Thursday, April 8, 2010


The other day, I had a talk with myself. This is, fortunately or unfortunately, not a rare event. On this particular occasion, I was giving myself a talking to.

Here's the thing: I like to be helpful. I like to have a purpose. I like to aid the project along. And so, when things are jumping at the bistro, I will sidle up to people and offer to get them a drink. Most of the time, this is not a problem. They say, "Sure, I'll have a caesar or a vodka martini extra dry," and I toddle off to create it.

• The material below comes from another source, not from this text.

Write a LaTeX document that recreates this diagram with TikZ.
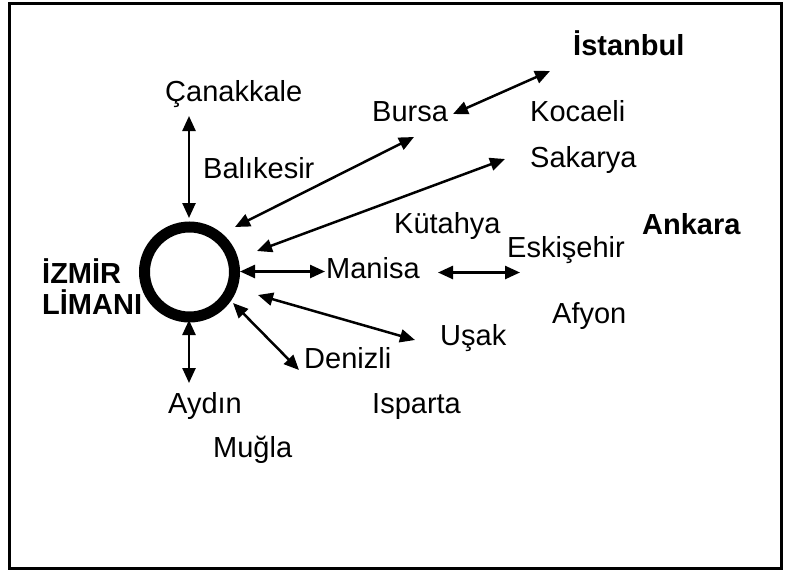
\documentclass[tikz,border=0pt]{standalone}
\usepackage{fontspec}
\setmainfont{Liberation Sans}
\usetikzlibrary{arrows.meta}

\begin{document}
\begin{tikzpicture}[x=1pt,y=-1pt,
  city/.style={anchor=base west,inner sep=0pt,font=\fontsize{29}{34}\selectfont},
  capital/.style={city,font=\fontsize{29}{34}\selectfont\bfseries},
  link/.style={line width=2.5pt,{Triangle[length=15pt,width=13pt]}-{Triangle[length=15pt,width=13pt]}}]

\useasboundingbox (0,0) rectangle (787,571);
\draw[line width=3pt] (9,3) rectangle (781,568);

% port of Izmir
\node[circle,draw,line width=11pt,minimum size=90pt,inner sep=0pt] (port) at (189.5,272) {};
\node[capital] (izmir) at (42,283) {İZMİR};
\node[capital] (liman) at (42,314) {LİMANI};

% destinations
\node[city] (canakkale) at (165,101) {Çanakkale};
\node[city] (balikesir) at (203,178) {Balıkesir};
\node[city] (bursa) at (372,121) {Bursa};
\node[capital] (istanbul) at (573,55) {İstanbul};
\node[city] (kocaeli) at (530,121) {Kocaeli};
\node[city] (sakarya) at (530,167) {Sakarya};
\node[city] (kutahya) at (394,233) {Kütahya};
\node[capital] (ankara) at (642,234) {Ankara};
\node[city] (eskisehir) at (507,257) {Eskişehir};
\node[city] (manisa) at (326,278) {Manisa};
\node[city] (afyon) at (552,323) {Afyon};
\node[city] (usak) at (440,345) {Uşak};
\node[city] (denizli) at (304,368) {Denizli};
\node[city] (aydin) at (168,413) {Aydın};
\node[city] (isparta) at (372,413) {Isparta};
\node[city] (mugla) at (213,457) {Muğla};

% arrow end points
\coordinate (pN) at (189,218);
\coordinate (cN) at (189,116);
\coordinate (pS) at (189,320);
\coordinate (cS) at (189,383);
\coordinate (pB) at (235,227);
\coordinate (cB) at (414,137);
\coordinate (pK) at (257,251);
\coordinate (cK) at (505,159);
\coordinate (pE) at (240,271.5);
\coordinate (cE) at (325,271.5);
\coordinate (mE1) at (438,272.5);
\coordinate (mE2) at (520,272.5);
\coordinate (pU) at (258,295);
\coordinate (cU) at (415,340);
\coordinate (pD) at (233,303);
\coordinate (cD) at (299,370);
\coordinate (bI1) at (453,114);
\coordinate (bI2) at (550,71);

\draw[link] (cN) -- (pN);
\draw[link] (pS) -- (cS);
\draw[link] (pB) -- (cB);
\draw[link] (pK) -- (cK);
\draw[link] (pE) -- (cE);
\draw[link] (mE1) -- (mE2);
\draw[link] (pU) -- (cU);
\draw[link] (pD) -- (cD);
\draw[link] (bI1) -- (bI2);
\end{tikzpicture}
\end{document}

However, sometimes, people say, "Sure, what kind of beer do you have?" Now, at that moment, I panic. Complete despair. 'I don't know' I whine in my head. And then I rattle off a few different beers that I know we carry: Fort Garry Pale, Fort Gary Dark, Stella, and then on into others like Half Pints, Leffe, Heineken. Of course, the person responds with: "Great, I'll have a St. James Half-Pint" And off I go to the beer fridge, muttering a prayer of hope that we actually have the beer that I have suggested we might. More often than not, Murphy's Law kicks in and we don't have the beer they order from me and I have to go back and try again. Including trying really, really hard to memorize what beers we actually DO have.

There are three things: One is I don't drink beer. I really love beer but I cannot drink it as I'm allergic to tyramines which are found in beer. This means that I can't remember the names of the beer beyond a very few specific ones. If I don't drink them, I can't remember their names (a learning style issue, I'm sure.) Second, I don't stock the beer fridge so I have no idea what we have and what we are out of. Third, we are a tiny restaurant and don't have a ton of storage space so if a party of 10 people focus on one beer, they will blow through the two cases we started the night with and I won't necessarily know.

All of this translates into my knowledge of the state of beer at the bistro at any given moment being pretty dismal. And yet, I keep pretending like I know. Hence, the talking to. And the fessing up: I will no longer pretend to know what beer we have even though I feel like a spaced out goof when I say to a customer that I will have to get a server to list them. The price of being honest.


  1. Hey Danielle,

    My boyfriend and I were in this week.... and last week. I'm completely addicted to your mussels, they're amazing. My boyfriend threw you a little bit when he asked you what beer you had, and you mentioned your blog. I am proud to say I am fully updated now... even with the crazy blog about the breast man. I promise we wont ask about beers again :) Personally I like caesers.

    Anyways I LOVE your resturaunt!


  2. Hi Holly!

    Thank you so much for your kind words. I enjoyed talking to you and your boyfriend!

    I think this is going to sign me out as alex but it is in fact Danielle... Blogspot can be weird some times!